3 Comments

  1. I think it was a great idea for you to go to Amsterdam and research how they facilitate the recreational marijuana culture/structure/etc.., but I find it curious you didn't try any. I haven't watched this entire video so I don't know if you mention ever trying it or not but I think you would find a lot of value in trying marijuana or at least speaking to people who do smoke recreationally. Also please keep in mind if you had tried it once at a young age and had a bad experience…well I'm sure you can find just as many stories, if not more, of people getting drunk for the first time and having one hell of a rough night.

    Another interesting perspective that was brought up imagined the state as "pushing" marijuana on the public and encouraging over consumption as a means to generate additional tax revenue.

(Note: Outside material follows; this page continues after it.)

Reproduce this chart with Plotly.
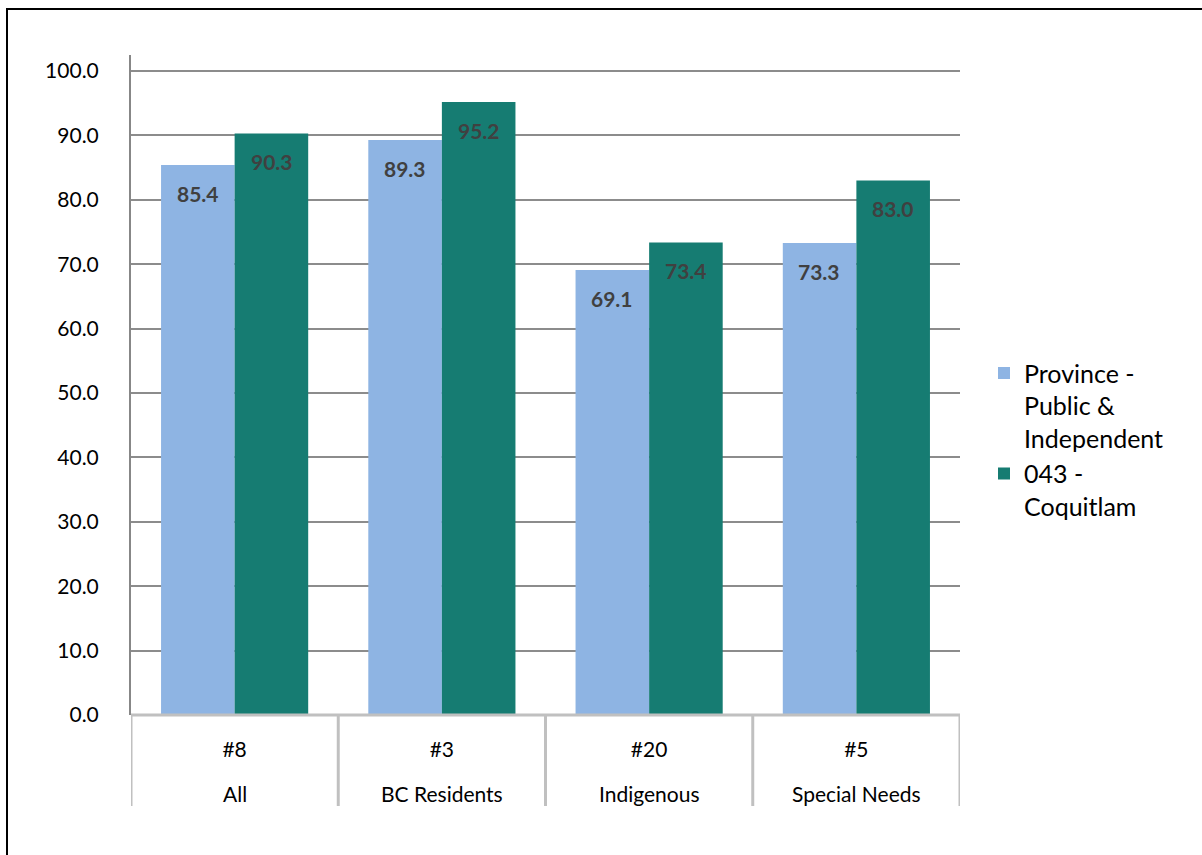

I get that it was said in somewhat of a joking manner and I'd be surprised if you truly felt that were the case… but I bring this up because it's almost a no-brainer at this point in terms of the immediate surge in tax revenue. There is already a large population of users, light – heavy, that would buy legally sold weed immediately once given an alternative to their illegal dealer. If, although unlikely, the percentage of people who smoke marijuana immediately started decreasing, upon legalization, there would still be massive amounts of money generated via taxation.

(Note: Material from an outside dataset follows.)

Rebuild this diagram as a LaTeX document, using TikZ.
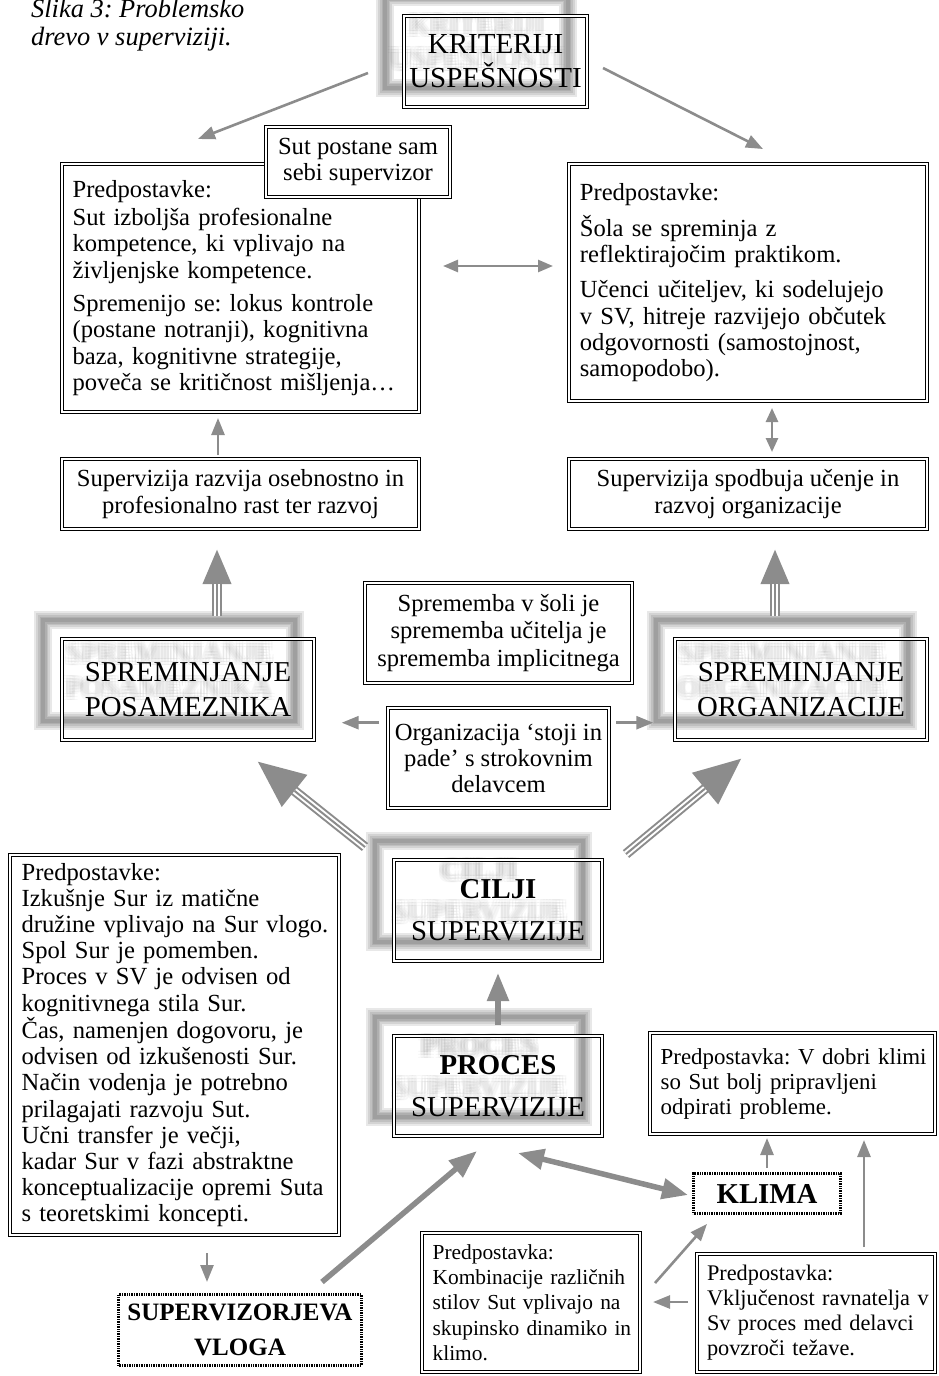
\documentclass[tikz,border=0pt]{standalone}
\usepackage{fontspec}
\setmainfont{Liberation Serif}
\frenchspacing
\usetikzlibrary{arrows.meta,backgrounds}
\definecolor{arrowgray}{HTML}{8C8C8C}
\begin{document}
\begin{tikzpicture}[x=1pt,y=-1pt,
  box/.style={draw, double, double distance=2pt, line width=1.2pt, inner sep=0pt, outer sep=0pt, align=center},
  hatched/.style={draw=black, line width=3.4pt, dash pattern=on 1pt off 0.7pt, inner sep=0pt, outer sep=0pt, align=center},
  body/.style={font=\fontsize{24.6}{26.4}\selectfont},
  caps/.style={font=\fontsize{28.8}{34}\selectfont},
  thinarrow/.style={draw=arrowgray, line width=2.6pt, -{Triangle[length=17pt,width=13pt]}},
  twoway/.style={draw=arrowgray, line width=2.6pt, {Triangle[length=15pt,width=12pt]}-{Triangle[length=15pt,width=12pt]}},
  thickarrow/.style={draw=arrowgray, line width=5.5pt, -{Triangle[length=28pt,width=21pt]}},
  thicktwoway/.style={draw=arrowgray, line width=5.5pt, {Triangle[length=26pt,width=20pt]}-{Triangle[length=26pt,width=20pt]}},
  triple/.style 2 args={draw=arrowgray, line width=10pt, -{Triangle[length=#1,width=#2]},
    postaction={draw=white, line width=6pt, -, shorten >=#1},
    postaction={draw=arrowgray, line width=2pt, -, shorten >=#1}}]
\useasboundingbox (0,0) rectangle (938,1376);

% caption
\node[anchor=north west, inner sep=0pt, align=left, font=\fontsize{26.4}{28.3}\selectfont\itshape] (caption) at (31,-1) {Slika 3: Problemsko\\drevo v superviziji.};

% top row
\node[box, caps, font=\fontsize{29}{34}\selectfont, minimum width=182.6pt, minimum height=90.6pt] (krit) at (495.5,61.5) {KRITERIJI\\USPEŠNOSTI};
\node[box, body, align=left, text width=356.6pt, minimum width=356.6pt, minimum height=247.6pt] (predL) at (240.5,288) {\leftskip=10.4pt Predpostavke:\\[2pt] Sut izboljša profesionalne\\ kompetence, ki vplivajo na\\ življenjske kompetence.\\[6.7pt] Spremenijo se: lokus kontrole\\ (postane notranji), kognitivna\\ baza, kognitivne strategije,\\ poveča se kritičnost mišljenja…\par};
\node[box, body, fill=white, font=\fontsize{24.6}{26}\selectfont, minimum width=183.6pt, minimum height=69.6pt] (sut) at (358,162) {Sut postane sam\\sebi supervizor};
\node[box, body, align=left, font=\fontsize{24.6}{26.2}\selectfont, text width=357.6pt, minimum width=357.6pt, minimum height=236.6pt] (predR) at (748,282.5) {\leftskip=10.7pt Predpostavke:\\[8.8pt] Šola se spreminja z\\ reflektirajočim praktikom.\\[8.8pt] Učenci učiteljev, ki sodelujejo\\ v SV, hitreje razvijejo občutek\\ odgovornosti (samostojnost,\\ samopodobo).\par};

% second row
\node[box, body, minimum width=356.6pt, minimum height=69.6pt] (supL) at (240.5,494) {Supervizija razvija osebnostno in\\profesionalno rast ter razvoj};
\node[box, body, minimum width=357.6pt, minimum height=69.6pt] (supR) at (748,494) {Supervizija spodbuja učenje in\\razvoj organizacije};

% middle
\node[box, caps, font=\fontsize{28.8}{35}\selectfont, minimum width=251.6pt, minimum height=100.6pt] (spremP) at (188,689.5) {SPREMINJANJE\\POSAMEZNIKA};
\node[box, caps, font=\fontsize{28.8}{35}\selectfont, minimum width=251.6pt, minimum height=100.6pt] (spremO) at (801,689.5) {SPREMINJANJE\\ORGANIZACIJE};
\node[box, body, font=\fontsize{24.6}{27.5}\selectfont, minimum width=266.6pt, minimum height=99.6pt] (spremba) at (498.5,633) {Sprememba v šoli je\\sprememba učitelja je\\sprememba implicitnega};
\node[box, body, font=\fontsize{24.6}{26}\selectfont, minimum width=220.6pt, minimum height=99.6pt] (org) at (498.5,758) {Organizacija ‘stoji in\\pade’ s strokovnim\\delavcem};

% centre column
\node[box, caps, minimum width=207.6pt, minimum height=100.6pt] (cilji) at (498,910.5) {\textbf{CILJI}\\[8pt]SUPERVIZIJE};
\node[box, caps, minimum width=207.6pt, minimum height=99.6pt] (proces) at (498,1086) {\textbf{PROCES}\\[8pt]SUPERVIZIJE};

% bottom left
\node[box, body, align=left, font=\fontsize{24.6}{26.2}\selectfont, text width=328.6pt, minimum width=328.6pt, minimum height=379.6pt] (predSur) at (174.5,1045) {\leftskip=11.4pt Predpostavke:\\ Izkušnje Sur iz matične\\ družine vplivajo na Sur vlogo.\\ Spol Sur je pomemben.\\ Proces v SV je odvisen od\\ kognitivnega stila Sur.\\ Čas, namenjen dogovoru, je\\ odvisen od izkušenosti Sur.\\ Način vodenja je potrebno\\ prilagajati razvoju Sut.\\ Učni transfer je večji,\\ kadar Sur v fazi abstraktne\\ konceptualizacije opremi Suta\\ s teoretskimi koncepti.\par\vspace{-8pt}};
\node[hatched, font=\fontsize{25}{35}\selectfont\bfseries, minimum width=243pt, minimum height=71pt] (vloga) at (240,1330) {SUPERVIZORJEVA\\VLOGA};

% bottom right
\node[box, align=left, font=\fontsize{22.9}{25}\selectfont, text width=284.6pt, minimum width=284.6pt, minimum height=100.6pt] (klimaPred) at (792.5,1083.5) {\leftskip=10.5pt Predpostavka: V dobri klimi\\ so Sut bolj pripravljeni\\ odpirati probleme.\par};
\node[hatched, font=\fontsize{28.8}{34}\selectfont\bfseries, minimum width=147pt, minimum height=40pt] (klima) at (767,1193.5) {KLIMA};
\node[box, align=left, font=\fontsize{21.4}{25.3}\selectfont, text width=217.6pt, minimum width=217.6pt, minimum height=138.6pt] (komb) at (531,1302.5) {\leftskip=10.4pt Predpostavka:\\ Kombinacije različnih\\ stilov Sut vplivajo na\\ skupinsko dinamiko in\\ klimo.\par};
\node[box, align=left, font=\fontsize{22.3}{25}\selectfont, text width=237.6pt, minimum width=237.6pt, minimum height=117.6pt] (vklj) at (816,1313) {\leftskip=9.8pt Predpostavka:\\ Vključenost ravnatelja v\\ Sv proces med delavci\\ povzroči težave.\par};

% blurred shadows
\begin{scope}[on background layer]
\foreach \n in {krit,spremP,spremO,cilji,proces}
  \foreach \w in {18pt,14pt,10pt,7pt,4pt}
    \draw[line width=\w, black, opacity=.09] ([shift={(-19,-19)}]\n.north west) rectangle ([shift={(-19,-19)}]\n.south east);
\foreach \dx/\dy in {-3/-3,0/-3,3/-3,-3/0,0/0,3/0,-3/3,0/3,3/3} {
  \node[caps, font=\fontsize{29}{34}\selectfont, align=center, opacity=.03] (kritshadow) at ([shift={(-19+\dx,-19+\dy)}]krit.center) {KRITERIJI\\USPEŠNOSTI};
  \node[caps, font=\fontsize{28.8}{35}\selectfont, align=center, opacity=.03] (spremPshadow) at ([shift={(-19+\dx,-19+\dy)}]spremP.center) {SPREMINJANJE\\POSAMEZNIKA};
  \node[caps, font=\fontsize{28.8}{35}\selectfont, align=center, opacity=.03] (spremOshadow) at ([shift={(-19+\dx,-19+\dy)}]spremO.center) {SPREMINJANJE\\ORGANIZACIJE};
  \node[caps, align=center, opacity=.03] (ciljishadow) at ([shift={(-19+\dx,-19+\dy)}]cilji.center) {\textbf{CILJI}\\[8pt]SUPERVIZIJE};
  \node[caps, align=center, opacity=.03] (processhadow) at ([shift={(-19+\dx,-19+\dy)}]proces.center) {\textbf{PROCES}\\[8pt]SUPERVIZIJE};
}
\end{scope}

% arrows
\draw[thinarrow] ([shift={(-36.2,11.5)}]krit.west) -- ([shift={(-42.5,-25.2)}]predL.north);
\draw[thinarrow] ([shift={(16.2,6.5)}]krit.east) -- ([shift={(15,-15.2)}]predR.north);
\draw[twoway] ([shift={(24.2,-22)}]predL.east) -- ([shift={(-16.2,-16.5)}]predR.west);
\draw[thinarrow] ([shift={(-22.5,-4.2)}]supL.north) -- ([shift={(-22.5,6.2)}]predL.south);
\draw[draw=arrowgray, line width=2.6pt, {Triangle[length=14pt,width=12pt]}-{Triangle[length=14pt,width=12pt]}] ([shift={(24,7.2)}]predR.south) -- ([shift={(24,-7.2)}]supR.north);
\draw[triple={36pt}{26pt}] ([shift={(29,-23.5)}]spremP.north) -- ([shift={(-23.5,19.2)}]supL.south);
\draw[triple={36pt}{26pt}] ([shift={(-26,-23.5)}]spremO.north) -- ([shift={(27,19.2)}]supR.south);
\draw[thinarrow] ([shift={(-9.2,-35.3)}]org.west) -- ([shift={(27.9,33.2)}]spremP.east);
\draw[thinarrow] ([shift={(7.2,-35.3)}]org.east) -- ([shift={(-21.9,33.2)}]spremO.west);
\draw[triple={48pt}{38pt}] ([shift={(-29.2,-13.2)}]cilji.north west) -- ([shift={(-56.8,21.2)}]spremP.south east);
\draw[triple={48pt}{38pt}] ([shift={(24.2,-6.2)}]cilji.north east) -- ([shift={(66.8,18.2)}]spremO.south west);
\draw[thickarrow] ([shift={(0,-11.2)}]proces.north) -- ([shift={(0,12.2)}]cilji.south);
\draw[thinarrow] ([shift={(32.5,18.2)}]predSur.south) -- ([shift={(-33,-12.5)}]vloga.north);
\draw[thickarrow] ([shift={(-39.5,-12.5)}]vloga.north east) -- ([shift={(-21,15.2)}]proces.south);
\draw[thicktwoway] ([shift={(20,17.2)}]proces.south) -- ([shift={(-5.5,1.5)}]klima.west);
\draw[thinarrow] ([shift={(0,-5.5)}]klima.north) -- ([shift={(-25.5,4.2)}]klimaPred.south);
\draw[thinarrow] ([shift={(48,-7.2)}]vklj.north) -- ([shift={(71.5,6.2)}]klimaPred.south);
\draw[thinarrow] ([shift={(-9.2,-11)}]vklj.west) -- ([shift={(13.2,-0.5)}]komb.east);
\draw[thinarrow] ([shift={(15.2,-19.5)}]komb.east) -- ([shift={(13.5,10.5)}]klima.south west);
\end{tikzpicture}
\end{document}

    It's also been shown and proven time and time again that it is much easier for underage individuals to get a hold of illegal substances like marijuana when compared to alcohol. I can confirm from personal experience nobody it was much more difficult to get a hold of alcohol when compared to finding other drugs. There just isn't a market for legally sold substances when the proper laws and regulation are in place. Just look at Mexico and the border wall issues. Do you really think the cartel and other large organized gangs would have such power without the war on drugs? I'm not saying we should just legalize everything but we need to really look at what is happening when relatively benign drugs are looked at with such disdain and malice.

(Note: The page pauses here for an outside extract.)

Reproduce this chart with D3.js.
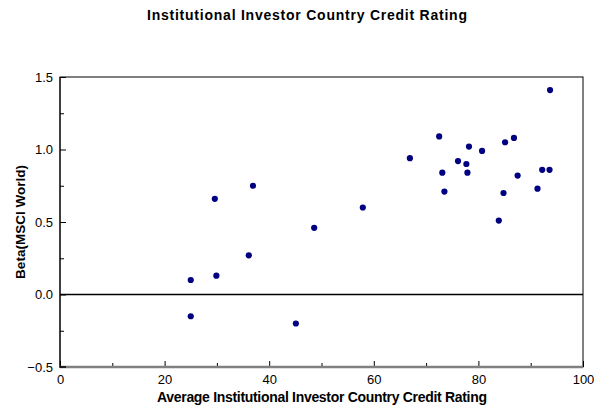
<!DOCTYPE html>
<html><head><meta charset="utf-8">
<script src="https://cdn.jsdelivr.net/npm/d3@7"></script>
<style>body{margin:0;background:#fff}svg{display:block}text{font-family:"Liberation Sans",Arial,sans-serif}</style>
</head><body>
<svg id="c" width="596" height="410"></svg>
<script>
const ratings = [25.0,25.0,29.6,29.9,36.1,36.9,45.1,48.6,57.9,66.9,72.5,73.1,73.5,76.1,77.7,77.9,78.2,80.7,83.9,84.8,85.1,86.8,87.5,91.3,92.2,93.6,93.7];
const betas   = [0.10,-0.15,0.66,0.13,0.27,0.75,-0.20,0.46,0.60,0.94,1.09,0.84,0.71,0.92,0.90,0.84,1.02,0.99,0.51,0.70,1.05,1.08,0.82,0.73,0.86,0.86,1.41];
const xTicks = [0,20,40,60,80,100];
const xMinor = [10,30,50,70,90];
const yTicks = [-0.5,0,0.5,1.0,1.5];
const yMinor = [-0.25,0.25,0.75,1.25];
const title = "Institutional Investor Country Credit Rating";
const xTitle = "Average Institutional Investor Country Credit Rating";
const yTitle = "Beta(MSCI World)";

const L=60,R=583,T=77,B=367;
const svg=d3.select("#c");
const x=d3.scaleLinear().domain([0,100]).range([L,R]);
const y=d3.scaleLinear().domain([-0.5,1.5]).range([B,T]);

svg.append("rect").attr("x",L).attr("y",T).attr("width",R-L).attr("height",B-T)
  .attr("fill","none").attr("stroke","#000").attr("stroke-width",1);
svg.append("line").attr("x1",L).attr("x2",R).attr("y1",y(0)).attr("y2",y(0)).attr("stroke","#000").attr("stroke-width",1.3);

const gx=svg.append("g").attr("transform",`translate(0,${B})`)
  .call(d3.axisBottom(x).tickValues(xTicks).tickSize(-6).tickPadding(8).tickFormat(d3.format("d")));
const gxm=svg.append("g").attr("transform",`translate(0,${B})`)
  .call(d3.axisBottom(x).tickValues(xMinor).tickSize(-4).tickFormat(""));
const gy=svg.append("g").attr("transform",`translate(${L},0)`)
  .call(d3.axisLeft(y).tickValues(yTicks).tickSize(-6).tickPadding(7).tickFormat(d3.format(".1f")));
const gym=svg.append("g").attr("transform",`translate(${L},0)`)
  .call(d3.axisLeft(y).tickValues(yMinor).tickSize(-4).tickFormat(""));
[gx,gxm,gy,gym].forEach(g=>{g.select(".domain").remove();g.selectAll("line").attr("stroke","#000");
  g.selectAll("text").attr("font-size",13).attr("fill","#000").attr("font-family","'Liberation Sans', Arial, sans-serif");});
svg.append("line").attr("x1",L).attr("x2",R).attr("y1",B).attr("y2",B).attr("stroke","#808080").attr("stroke-width",2.5);
svg.append("line").attr("x1",L).attr("x2",L).attr("y1",T).attr("y2",B+1).attr("stroke","#000").attr("stroke-width",1);
svg.append("line").attr("x1",L).attr("x2",L+6).attr("y1",B).attr("y2",B).attr("stroke","#000").attr("stroke-width",1.5);

svg.append("g").selectAll("circle").data(ratings.map((r,i)=>[r,betas[i]])).join("circle")
  .attr("cx",d=>x(d[0])).attr("cy",d=>y(d[1])).attr("r",3.1).attr("fill","#000080");

svg.append("text").attr("x",307).attr("y",19.5).attr("text-anchor","middle").attr("font-size",14).attr("font-weight","bold")
  .attr("textLength",320).attr("lengthAdjust","spacing").text(title);
svg.append("text").attr("x",322).attr("y",402).attr("text-anchor","middle").attr("font-size",14).attr("font-weight","bold")
  .attr("textLength",330).attr("lengthAdjust","spacing").text(xTitle);
svg.append("text").attr("transform",`translate(24.5,${(T+B)/2}) rotate(-90)`).attr("text-anchor","middle").attr("font-size",13.5).attr("font-weight","bold").text(yTitle);
</script>
</body></html>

    I understand where you are coming from when you say that freedom isn't necessarily free and with every liberty we sacrifice some safety but let us not pretend that marijuana is SO dangerous, especially when compared to the destructive nature of alcohol. How many lives have been ruined by alcohol abuse in NJ? How many lives have been ruined by legal prescription drugs? The data just isn't there for the argument that legal marijuana endangers the safety of the general public in any meaningful way.

    It's also ironic that you mention marijuana dis-proportionality affects minorities. Wouldn't you say it being illegal has something to do with that?

    In terms of addiction and mental health… marijuana isn't physically addictive. You can certainly become addicted in the same sense that you can be addicted to social media/video games/pornography or any other pleasure generating activity.

    You were very passionate about the current issue surrounding veterans. Shouldn't we investigate every possible avenue for rehabilitation for such individuals. I'm not sure what marijuana can do to help aside with alleviating pain/anxiety/etc.. but there have been promising studies in the use of Psilocybins with regard to serious mental trauma or illness.

    This has become a bit of a rant but I think this talk/debate is pretty obviously one sided and legislation should be made only after looking at the whole picture.

    I'm glad we've gotten to this point in our society where we can actually have a conversation about marijuana but we're not quiet as progressive as we can be on the issue.

    One last point – No one has ever died from overdosing on marijuana.